We've seen episodes 1 thru 7 so far. I really liked the title "The Sandwich Saved Me."

So, I've made it through episode 7, and I'm pretty much hooked.

* I'm loving how we're getting to the see Jessica at both her best and worst.

* I think I was expecting more super hero cameos, but I'm not missing them.

* Shame about Ruben

* I didn't even recognize Rebecca De Mornay

* Kilgrave is quite the bastard.

* FYI, while Tennant doesn't use the purple makeup, he does sport a purple suit

END

The other day we finished the remaining episodes. You won't be disappointed.

I just changed the title of this thread because I found out that a second season is in the works.

Luke Cage took a prominent part in at least 2 other storylines -- the first during Len Wein's run featuring the Wrecking Crew; then, during Steve Gerber's run, aside from the Sons of the Serpent, he also took part in the Headmen/Nebula storyline, and was thus possibly the most recurring of the irregular members during the first 40 issues of the series.

Luis Olavo de Moura Dantas said:

I wish they had chosen another name for that series.  Marvel Knights would be more accurate, at least.

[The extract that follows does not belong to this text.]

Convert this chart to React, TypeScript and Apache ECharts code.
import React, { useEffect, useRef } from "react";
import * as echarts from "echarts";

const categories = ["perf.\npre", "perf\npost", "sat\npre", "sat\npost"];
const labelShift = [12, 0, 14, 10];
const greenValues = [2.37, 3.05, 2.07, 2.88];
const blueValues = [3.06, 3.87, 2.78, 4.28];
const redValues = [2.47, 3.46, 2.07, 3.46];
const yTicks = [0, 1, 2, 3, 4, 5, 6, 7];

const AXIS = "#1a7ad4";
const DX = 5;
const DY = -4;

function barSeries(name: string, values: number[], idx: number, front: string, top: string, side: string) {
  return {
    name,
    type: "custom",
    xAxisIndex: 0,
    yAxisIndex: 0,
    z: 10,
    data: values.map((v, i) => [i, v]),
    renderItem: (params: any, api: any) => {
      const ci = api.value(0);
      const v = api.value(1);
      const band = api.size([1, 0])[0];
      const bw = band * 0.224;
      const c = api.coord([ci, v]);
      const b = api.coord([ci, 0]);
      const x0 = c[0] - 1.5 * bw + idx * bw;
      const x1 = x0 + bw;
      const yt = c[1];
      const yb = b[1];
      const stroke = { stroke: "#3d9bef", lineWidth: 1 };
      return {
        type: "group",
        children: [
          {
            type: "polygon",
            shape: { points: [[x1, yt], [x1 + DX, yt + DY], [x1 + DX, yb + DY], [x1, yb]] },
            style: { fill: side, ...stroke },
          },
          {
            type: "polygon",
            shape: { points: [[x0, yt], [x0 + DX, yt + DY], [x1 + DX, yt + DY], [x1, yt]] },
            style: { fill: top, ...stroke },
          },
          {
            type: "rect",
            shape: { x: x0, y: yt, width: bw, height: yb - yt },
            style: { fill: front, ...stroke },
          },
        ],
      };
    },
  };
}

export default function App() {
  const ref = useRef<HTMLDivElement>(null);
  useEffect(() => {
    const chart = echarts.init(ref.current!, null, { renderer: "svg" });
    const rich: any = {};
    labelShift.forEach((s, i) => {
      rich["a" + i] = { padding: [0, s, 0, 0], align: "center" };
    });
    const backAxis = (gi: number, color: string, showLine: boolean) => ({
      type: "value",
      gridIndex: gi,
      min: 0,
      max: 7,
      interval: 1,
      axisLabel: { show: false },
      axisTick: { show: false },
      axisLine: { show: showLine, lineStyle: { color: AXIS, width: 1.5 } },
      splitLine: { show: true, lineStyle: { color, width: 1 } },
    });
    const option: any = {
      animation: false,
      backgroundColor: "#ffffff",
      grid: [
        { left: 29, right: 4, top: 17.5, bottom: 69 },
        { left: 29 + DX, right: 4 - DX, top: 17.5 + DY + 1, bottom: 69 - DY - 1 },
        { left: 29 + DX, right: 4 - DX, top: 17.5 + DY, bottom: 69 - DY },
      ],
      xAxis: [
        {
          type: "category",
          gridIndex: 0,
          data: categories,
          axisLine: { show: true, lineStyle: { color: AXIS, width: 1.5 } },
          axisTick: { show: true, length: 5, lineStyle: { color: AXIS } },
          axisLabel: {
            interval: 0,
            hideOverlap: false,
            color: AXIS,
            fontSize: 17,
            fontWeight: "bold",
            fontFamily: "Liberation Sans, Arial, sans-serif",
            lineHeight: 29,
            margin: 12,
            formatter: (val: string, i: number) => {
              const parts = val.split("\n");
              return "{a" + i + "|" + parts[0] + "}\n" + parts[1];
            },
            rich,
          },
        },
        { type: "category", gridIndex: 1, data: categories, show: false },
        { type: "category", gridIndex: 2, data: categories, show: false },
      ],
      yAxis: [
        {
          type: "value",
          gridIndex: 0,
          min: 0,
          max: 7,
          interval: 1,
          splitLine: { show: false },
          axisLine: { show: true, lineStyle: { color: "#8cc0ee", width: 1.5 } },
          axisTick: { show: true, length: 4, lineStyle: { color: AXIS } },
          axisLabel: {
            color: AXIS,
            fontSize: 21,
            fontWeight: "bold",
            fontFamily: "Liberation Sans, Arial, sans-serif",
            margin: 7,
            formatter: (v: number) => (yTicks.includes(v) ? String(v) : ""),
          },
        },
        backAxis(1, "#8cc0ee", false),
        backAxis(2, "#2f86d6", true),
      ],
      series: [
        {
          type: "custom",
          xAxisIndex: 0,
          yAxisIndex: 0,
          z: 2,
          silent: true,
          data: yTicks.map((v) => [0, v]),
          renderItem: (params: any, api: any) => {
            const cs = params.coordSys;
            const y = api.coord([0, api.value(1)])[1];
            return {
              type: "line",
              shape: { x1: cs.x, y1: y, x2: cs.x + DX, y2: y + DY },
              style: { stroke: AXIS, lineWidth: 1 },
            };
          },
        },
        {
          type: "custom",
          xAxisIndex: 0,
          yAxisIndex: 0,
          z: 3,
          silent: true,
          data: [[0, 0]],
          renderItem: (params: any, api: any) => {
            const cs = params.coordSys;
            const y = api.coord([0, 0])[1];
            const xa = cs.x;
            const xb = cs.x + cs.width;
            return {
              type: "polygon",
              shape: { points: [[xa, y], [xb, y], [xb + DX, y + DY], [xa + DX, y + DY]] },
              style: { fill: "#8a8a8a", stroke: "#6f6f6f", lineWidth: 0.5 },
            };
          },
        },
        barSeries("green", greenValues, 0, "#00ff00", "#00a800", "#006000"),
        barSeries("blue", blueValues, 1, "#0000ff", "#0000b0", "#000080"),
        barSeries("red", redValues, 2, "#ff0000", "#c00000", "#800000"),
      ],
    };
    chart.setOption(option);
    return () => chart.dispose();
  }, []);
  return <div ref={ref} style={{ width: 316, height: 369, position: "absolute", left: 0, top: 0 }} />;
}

Oddly, IIRC Iron Fist is one of a very few 1970s heroes that has never been a Defender or even a Secret Defender. Unless one counts that zany three-issue storyline which had dozens of try-outs, and where Iron Fist decided becoming a Defender was not worth the trouble... that was, IIRC, the one and only time Danny made as much as a cameo appearance in the book.  Even Dracula has more of a claim of being a Defender!

Daredevil participated in a grand total of three Defenders storylines, by my count: the Giant Size where he cheated Grandmaster, the Sons of the Serpent storyline (where he first met Luke Cage), and, the Mandrill story.  His only other appearances where a couple of Matt Murdock cameos as Nighthawk's lawyer and that time when he attended Valkyrie's funeral.  He was a peripheral member, and a very occasional one at that.

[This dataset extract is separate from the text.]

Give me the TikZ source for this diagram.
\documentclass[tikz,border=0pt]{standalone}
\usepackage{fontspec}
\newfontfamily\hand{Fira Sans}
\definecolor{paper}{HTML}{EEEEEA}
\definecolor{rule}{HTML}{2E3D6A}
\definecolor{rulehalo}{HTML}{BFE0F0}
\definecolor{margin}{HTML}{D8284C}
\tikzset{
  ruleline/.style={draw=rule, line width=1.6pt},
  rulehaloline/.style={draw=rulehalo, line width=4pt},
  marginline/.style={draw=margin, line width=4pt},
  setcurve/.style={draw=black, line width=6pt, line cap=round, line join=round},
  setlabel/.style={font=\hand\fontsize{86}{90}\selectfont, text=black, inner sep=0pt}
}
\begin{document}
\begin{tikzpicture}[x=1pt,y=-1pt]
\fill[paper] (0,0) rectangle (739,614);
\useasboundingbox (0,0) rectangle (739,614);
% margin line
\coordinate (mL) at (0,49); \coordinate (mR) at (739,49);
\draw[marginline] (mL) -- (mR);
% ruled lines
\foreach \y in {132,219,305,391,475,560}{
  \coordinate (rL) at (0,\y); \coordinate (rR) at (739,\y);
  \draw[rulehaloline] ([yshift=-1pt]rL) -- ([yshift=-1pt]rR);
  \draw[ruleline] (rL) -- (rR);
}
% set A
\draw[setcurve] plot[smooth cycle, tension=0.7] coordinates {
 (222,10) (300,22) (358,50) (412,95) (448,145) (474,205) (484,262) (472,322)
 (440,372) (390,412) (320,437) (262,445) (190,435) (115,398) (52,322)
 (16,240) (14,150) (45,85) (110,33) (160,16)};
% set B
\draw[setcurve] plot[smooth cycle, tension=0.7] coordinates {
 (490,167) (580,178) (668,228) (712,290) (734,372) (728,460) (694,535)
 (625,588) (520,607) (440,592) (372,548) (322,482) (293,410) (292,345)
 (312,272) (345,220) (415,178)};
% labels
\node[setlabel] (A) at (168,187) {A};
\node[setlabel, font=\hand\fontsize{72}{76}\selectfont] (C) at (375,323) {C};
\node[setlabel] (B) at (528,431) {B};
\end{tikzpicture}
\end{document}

Luke Cage was instrumental in the Sons of the Serpent story and also attended Valkyrie's funeral - and that was that, IIRC.

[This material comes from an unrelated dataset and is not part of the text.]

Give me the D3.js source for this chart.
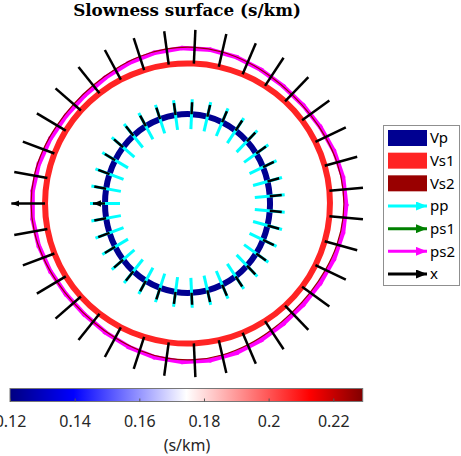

Jessica Jones did not even exist at the time the stories were actually published.

So it is an odd group to call Defenders.  Patsy Walker, of course, is a Defenders mainstay.  I wonder if she will be featured in that series.

Hadn't read any of the comics featuring Jessica Jones so I didn't have much idea what to expect from the tv series, but binge-watched it with a friend and really enjoyed it.  Killgrave was at  once charming and despicable and frightening as hell!  Although Jim Shooter used him well during his run on Daredevil, the Purple Man had never been a prominent villain in the Marvel Universe during the Silver or Bronze ages, but as depicted in this series he always had the potential, although the actions of both Killgrave and Jessica Jones go far beyond what would have been acceptable in mainstream comics of the '60s or even '70s.  Hmm, if Jessica had murdered someone while under control of the Purple Man in any Marvel Comics published during Shooter's reign as editor, would he have insisted that she had to pay the ultimate price for her actions despite having no control over them?

 I actually liked the low-key super-heroics of the series, playing up horror/suspense elements instead.

If I haven't already said it, I never understood why the Silver Age Purple Man was considered just another weak Daredevil villain. His power, used imaginatively, was always mind-blowing (pun intended).

Killgrave really does have a frightening power, but it was his limitations as a man -- no imagination, no ambition -- that made him a minor villain. Even so, he did horrible things casually, just on a minor scale. ("Give me your car. Go kill yourself.") I think the show demonstrated that ably as well.

And the show made us care about the characters enough that even though Killgrave wasn't going to conquer the world, we were afraid of what he was going to do to Jessica & Co. A casual word or phrase would kill them horribly. And there was really no stopping him -- anybody on the street could be acting on his orders, and no one would bar him entry anywhere.

The show was also a huge metaphor for PTSD and/or domestic violence. That's pretty ambitious for a television show that doesn't even measure ratings!

P.S. I didn't recognize Rebecca DeMornay either, Randy, and I had a huge crush on her after Risky Business!

Excellent analysis, Captain!  In his debut, in DD #6, I think, Kilgrave was almost laughably inane, but then so were many other villains of the early Marvel years, even those with considerable powers.  Later writers, of the late '70s onwards, would take many of these minor villains and manage to weave very interesting stories around them, as was done in Jessica Jones with the Purple Man.  Fortunately Kilgrave had limited ambitions as someone with that sort of power could have unleashed the sort of horrors to make WWII seem like a minor fracas in comparison.  As it was, the series did a great job of depicting the sort of carnage he was able to commit even on a small scale, destroying or permanently scarring many lives, such as Jessica's, with his powers and petty obsessions.  One of the worst sort of stalkers.  A charming monster with a handsome face.  Too many real life comparisons, even if they lacked the magic power.

Captain Comics said:

Killgrave really does have a frightening power, but it was his limitations as a man -- no imagination, no ambition -- that made him a minor villain. Even so, he did horrible things casually, just on a minor scale. ("Give me your car. Go kill yourself.") I think the show demonstrated that ably as well.

And the show made us care about the characters enough that even though Killgrave wasn't going to conquer the world, we were afraid of what he was going to do to Jessica & Co. A casual word or phrase would kill them horribly. And there was really no stopping him -- anybody on the street could be acting on his orders, and no one would bar him entry anywhere.

The show was also a huge metaphor for PTSD and/or domestic violence. That's pretty ambitious for a television show that doesn't even measure ratings!

P.S. I didn't recognize Rebecca DeMornay either, Randy, and I had a huge crush on her after Risky Business!